## TASK OBJECTIVE
Restate the listing below word for word, omitting any images.

## DATA EXCERPTS

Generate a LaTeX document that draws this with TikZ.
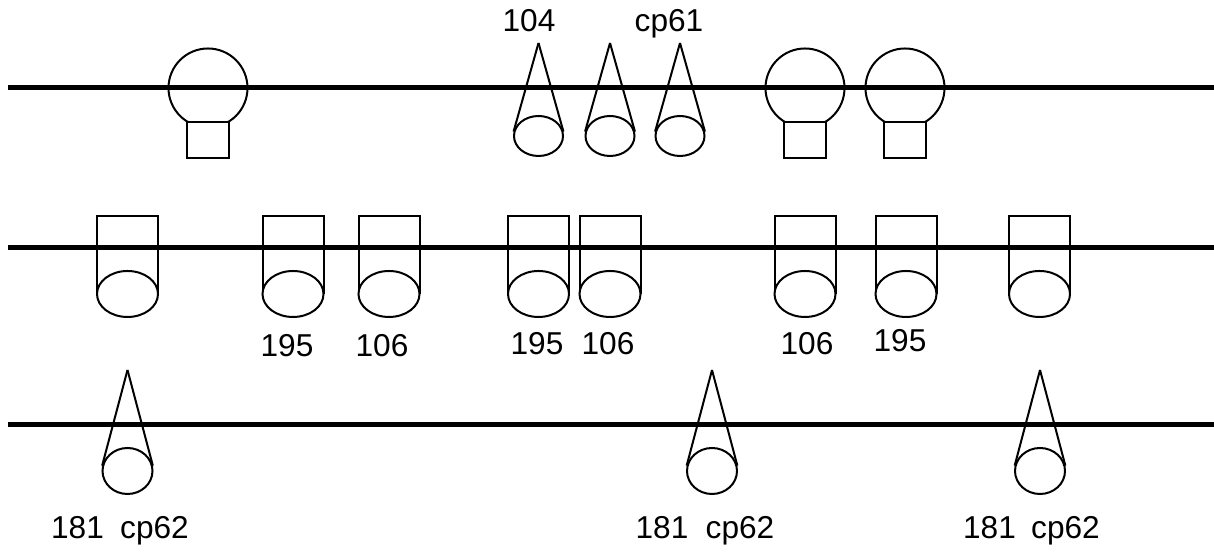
\documentclass[tikz,border=0pt]{standalone}
\usepackage{fontspec}
\setmainfont{Liberation Sans}
\usetikzlibrary{shapes.geometric}

\begin{document}
\begin{tikzpicture}[
	line width=0.4mm,
	membrane/.style={line width=1mm},
	head/.style={circle, draw, minimum size=15.8mm, inner sep=0pt},
	stem/.style={draw, rectangle, minimum width=8.4mm, minimum height=7.2mm, inner sep=0pt, fill=white},
	ball/.style={ellipse, draw, minimum width=9.8mm, minimum height=8mm, inner sep=0pt},
	lowball/.style={ellipse, draw, minimum width=10mm, minimum height=9.2mm, inner sep=0pt},
	cup/.style={draw, rectangle, minimum width=12.2mm, minimum height=15.4mm, inner sep=0pt},
	foot/.style={ellipse, draw, minimum width=12.2mm, minimum height=9.2mm, inner sep=0pt, fill=white},
	tag/.style={font=\fontsize{18}{21}\selectfont, inner sep=0pt, anchor=base}
	]
	\useasboundingbox (0,0) rectangle (24.28,11.04);
	
	%-----------------------
	% Customizable heights
	%-----------------------
	\def\hmemA{9.28}   % upper membrane
	\def\hmemB{6.08}   % middle membrane
	\def\hmemC{2.54}   % lower membrane
	\def\htipA{10.18}  % tips of upper cones
	\def\hballA{8.32}  % balls of upper cones
	\def\hstem{8.24}   % stems under heads
	\def\hcup{5.95}    % cups on middle membrane
	\def\htipC{3.64}   % tips of lower cones
	\def\hballC{1.62}  % balls of lower cones
	
	%-----------------------
	% Membranes
	%-----------------------
	\draw[membrane] (0.16,\hmemA) -- (24.28,\hmemA);
	\draw[membrane] (0.16,\hmemB) -- (24.28,\hmemB);
	\draw[membrane] (0.16,\hmemC) -- (24.28,\hmemC);
	
	%-----------------------
	% Upper row: heads with stems
	%-----------------------
	\node[head] (head-1) at ( 4.16,\hmemA) {};
	\node[head] (head-2) at (16.10,\hmemA) {};
	\node[head] (head-3) at (18.10,\hmemA) {};
	\node[stem] (stem-1) at ( 4.16,\hstem) {};
	\node[stem] (stem-2) at (16.10,\hstem) {};
	\node[stem] (stem-3) at (18.10,\hstem) {};
	
	%-----------------------
	% Upper row: cones
	%-----------------------
	\coordinate (tipA-1) at (10.77,\htipA);
	\coordinate (tipA-2) at (12.20,\htipA);
	\coordinate (tipA-3) at (13.60,\htipA);
	\node[ball] (ballA-1) at (10.77,\hballA) {};
	\node[ball] (ballA-2) at (12.20,\hballA) {};
	\node[ball] (ballA-3) at (13.60,\hballA) {};
	
	\draw (tipA-1) -- (ballA-1.170);
	\draw (tipA-1) -- (ballA-1.10);
	\draw (tipA-2) -- (ballA-2.170);
	\draw (tipA-2) -- (ballA-2.10);
	\draw (tipA-3) -- (ballA-3.170);
	\draw (tipA-3) -- (ballA-3.10);
	
	\node[tag] (L104) at (10.58,10.40) {104};
	\node[tag] (Lcp61) at (13.38,10.40) {cp61};
	
	%-----------------------
	% Middle row: cups with feet
	%-----------------------
	\node[cup] (cup-1) at ( 2.55,\hcup) {};
	\node[cup] (cup-2) at ( 5.86,\hcup) {};
	\node[cup] (cup-3) at ( 7.78,\hcup) {};
	\node[cup] (cup-4) at (10.77,\hcup) {};
	\node[cup] (cup-5) at (12.20,\hcup) {};
	\node[cup] (cup-6) at (16.10,\hcup) {};
	\node[cup] (cup-7) at (18.12,\hcup) {};
	\node[cup] (cup-8) at (20.79,\hcup) {};
	
	\node[foot] (foot-1) at (cup-1.south) {};
	\node[foot] (foot-2) at (cup-2.south) {};
	\node[foot] (foot-3) at (cup-3.south) {};
	\node[foot] (foot-4) at (cup-4.south) {};
	\node[foot] (foot-5) at (cup-5.south) {};
	\node[foot] (foot-6) at (cup-6.south) {};
	\node[foot] (foot-7) at (cup-7.south) {};
	\node[foot] (foot-8) at (cup-8.south) {};
	
	\node[tag] (L195-1) at ( 5.74,3.90) {195};
	\node[tag] (L106-1) at ( 7.64,3.90) {106};
	\node[tag] (L195-2) at (10.74,3.94) {195};
	\node[tag] (L106-2) at (12.16,3.94) {106};
	\node[tag] (L106-3) at (16.14,3.94) {106};
	\node[tag] (L195-3) at (18.00,4.00) {195};
	
	%-----------------------
	% Lower row: cones
	%-----------------------
	\coordinate (tipC-1) at ( 2.55,\htipC);
	\coordinate (tipC-2) at (14.24,\htipC);
	\coordinate (tipC-3) at (20.80,\htipC);
	\node[lowball] (ballC-1) at ( 2.55,\hballC) {};
	\node[lowball] (ballC-2) at (14.24,\hballC) {};
	\node[lowball] (ballC-3) at (20.80,\hballC) {};
	
	\draw (tipC-1) -- (ballC-1.168);
	\draw (tipC-1) -- (ballC-1.12);
	\draw (tipC-2) -- (ballC-2.168);
	\draw (tipC-2) -- (ballC-2.12);
	\draw (tipC-3) -- (ballC-3.168);
	\draw (tipC-3) -- (ballC-3.12);
	
	\node[tag] (L181-1) at ( 1.55,0.26) {181};
	\node[tag] (Lcp62-1) at ( 3.09,0.26) {cp62};
	\node[tag] (L181-2) at (13.24,0.26) {181};
	\node[tag] (Lcp62-2) at (14.80,0.26) {cp62};
	\node[tag] (L181-3) at (19.79,0.26) {181};
	\node[tag] (Lcp62-3) at (21.31,0.26) {cp62};
	
\end{tikzpicture}
\end{document}
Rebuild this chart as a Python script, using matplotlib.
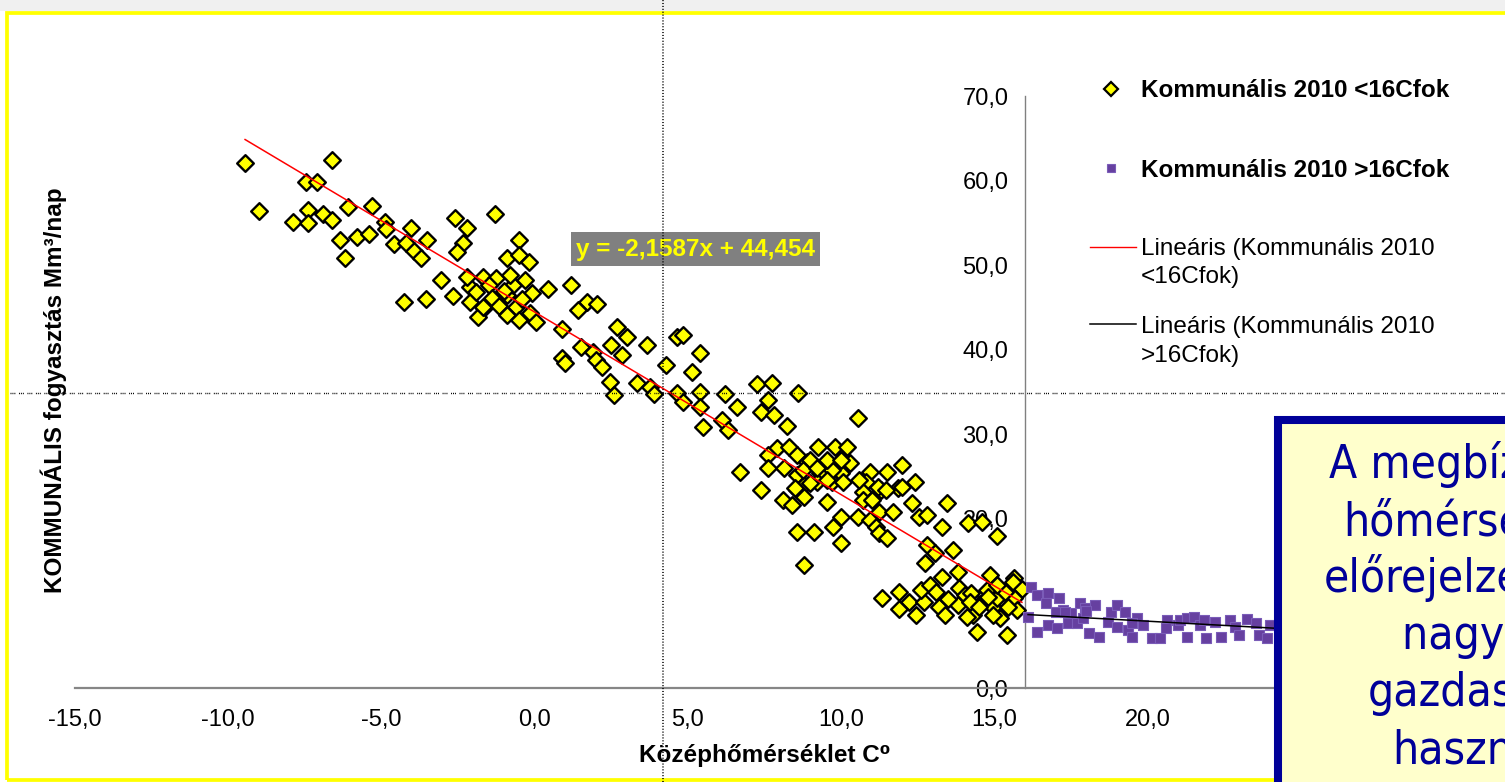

## TASK ANSWER
Generate a LaTeX document that draws this with TikZ.
\documentclass[tikz,border=0pt]{standalone}
\usepackage{fontspec}
\setmainfont{Liberation Sans}
\usetikzlibrary{shapes.geometric}

\begin{document}
\begin{tikzpicture}[
	line width=0.4mm,
	membrane/.style={line width=1mm},
	head/.style={circle, draw, minimum size=15.8mm, inner sep=0pt},
	stem/.style={draw, rectangle, minimum width=8.4mm, minimum height=7.2mm, inner sep=0pt, fill=white},
	ball/.style={ellipse, draw, minimum width=9.8mm, minimum height=8mm, inner sep=0pt},
	lowball/.style={ellipse, draw, minimum width=10mm, minimum height=9.2mm, inner sep=0pt},
	cup/.style={draw, rectangle, minimum width=12.2mm, minimum height=15.4mm, inner sep=0pt},
	foot/.style={ellipse, draw, minimum width=12.2mm, minimum height=9.2mm, inner sep=0pt, fill=white},
	tag/.style={font=\fontsize{18}{21}\selectfont, inner sep=0pt, anchor=base}
	]
	\useasboundingbox (0,0) rectangle (24.28,11.04);
	
	%-----------------------
	% Customizable heights
	%-----------------------
	\def\hmemA{9.28}   % upper membrane
	\def\hmemB{6.08}   % middle membrane
	\def\hmemC{2.54}   % lower membrane
	\def\htipA{10.18}  % tips of upper cones
	\def\hballA{8.32}  % balls of upper cones
	\def\hstem{8.24}   % stems under heads
	\def\hcup{5.95}    % cups on middle membrane
	\def\htipC{3.64}   % tips of lower cones
	\def\hballC{1.62}  % balls of lower cones
	
	%-----------------------
	% Membranes
	%-----------------------
	\draw[membrane] (0.16,\hmemA) -- (24.28,\hmemA);
	\draw[membrane] (0.16,\hmemB) -- (24.28,\hmemB);
	\draw[membrane] (0.16,\hmemC) -- (24.28,\hmemC);
	
	%-----------------------
	% Upper row: heads with stems
	%-----------------------
	\node[head] (head-1) at ( 4.16,\hmemA) {};
	\node[head] (head-2) at (16.10,\hmemA) {};
	\node[head] (head-3) at (18.10,\hmemA) {};
	\node[stem] (stem-1) at ( 4.16,\hstem) {};
	\node[stem] (stem-2) at (16.10,\hstem) {};
	\node[stem] (stem-3) at (18.10,\hstem) {};
	
	%-----------------------
	% Upper row: cones
	%-----------------------
	\coordinate (tipA-1) at (10.77,\htipA);
	\coordinate (tipA-2) at (12.20,\htipA);
	\coordinate (tipA-3) at (13.60,\htipA);
	\node[ball] (ballA-1) at (10.77,\hballA) {};
	\node[ball] (ballA-2) at (12.20,\hballA) {};
	\node[ball] (ballA-3) at (13.60,\hballA) {};
	
	\draw (tipA-1) -- (ballA-1.170);
	\draw (tipA-1) -- (ballA-1.10);
	\draw (tipA-2) -- (ballA-2.170);
	\draw (tipA-2) -- (ballA-2.10);
	\draw (tipA-3) -- (ballA-3.170);
	\draw (tipA-3) -- (ballA-3.10);
	
	\node[tag] (L104) at (10.58,10.40) {104};
	\node[tag] (Lcp61) at (13.38,10.40) {cp61};
	
	%-----------------------
	% Middle row: cups with feet
	%-----------------------
	\node[cup] (cup-1) at ( 2.55,\hcup) {};
	\node[cup] (cup-2) at ( 5.86,\hcup) {};
	\node[cup] (cup-3) at ( 7.78,\hcup) {};
	\node[cup] (cup-4) at (10.77,\hcup) {};
	\node[cup] (cup-5) at (12.20,\hcup) {};
	\node[cup] (cup-6) at (16.10,\hcup) {};
	\node[cup] (cup-7) at (18.12,\hcup) {};
	\node[cup] (cup-8) at (20.79,\hcup) {};
	
	\node[foot] (foot-1) at (cup-1.south) {};
	\node[foot] (foot-2) at (cup-2.south) {};
	\node[foot] (foot-3) at (cup-3.south) {};
	\node[foot] (foot-4) at (cup-4.south) {};
	\node[foot] (foot-5) at (cup-5.south) {};
	\node[foot] (foot-6) at (cup-6.south) {};
	\node[foot] (foot-7) at (cup-7.south) {};
	\node[foot] (foot-8) at (cup-8.south) {};
	
	\node[tag] (L195-1) at ( 5.74,3.90) {195};
	\node[tag] (L106-1) at ( 7.64,3.90) {106};
	\node[tag] (L195-2) at (10.74,3.94) {195};
	\node[tag] (L106-2) at (12.16,3.94) {106};
	\node[tag] (L106-3) at (16.14,3.94) {106};
	\node[tag] (L195-3) at (18.00,4.00) {195};
	
	%-----------------------
	% Lower row: cones
	%-----------------------
	\coordinate (tipC-1) at ( 2.55,\htipC);
	\coordinate (tipC-2) at (14.24,\htipC);
	\coordinate (tipC-3) at (20.80,\htipC);
	\node[lowball] (ballC-1) at ( 2.55,\hballC) {};
	\node[lowball] (ballC-2) at (14.24,\hballC) {};
	\node[lowball] (ballC-3) at (20.80,\hballC) {};
	
	\draw (tipC-1) -- (ballC-1.168);
	\draw (tipC-1) -- (ballC-1.12);
	\draw (tipC-2) -- (ballC-2.168);
	\draw (tipC-2) -- (ballC-2.12);
	\draw (tipC-3) -- (ballC-3.168);
	\draw (tipC-3) -- (ballC-3.12);
	
	\node[tag] (L181-1) at ( 1.55,0.26) {181};
	\node[tag] (Lcp62-1) at ( 3.09,0.26) {cp62};
	\node[tag] (L181-2) at (13.24,0.26) {181};
	\node[tag] (Lcp62-2) at (14.80,0.26) {cp62};
	\node[tag] (L181-3) at (19.79,0.26) {181};
	\node[tag] (Lcp62-3) at (21.31,0.26) {cp62};
	
\end{tikzpicture}
\end{document}
Rebuild this chart as a Python script, using matplotlib.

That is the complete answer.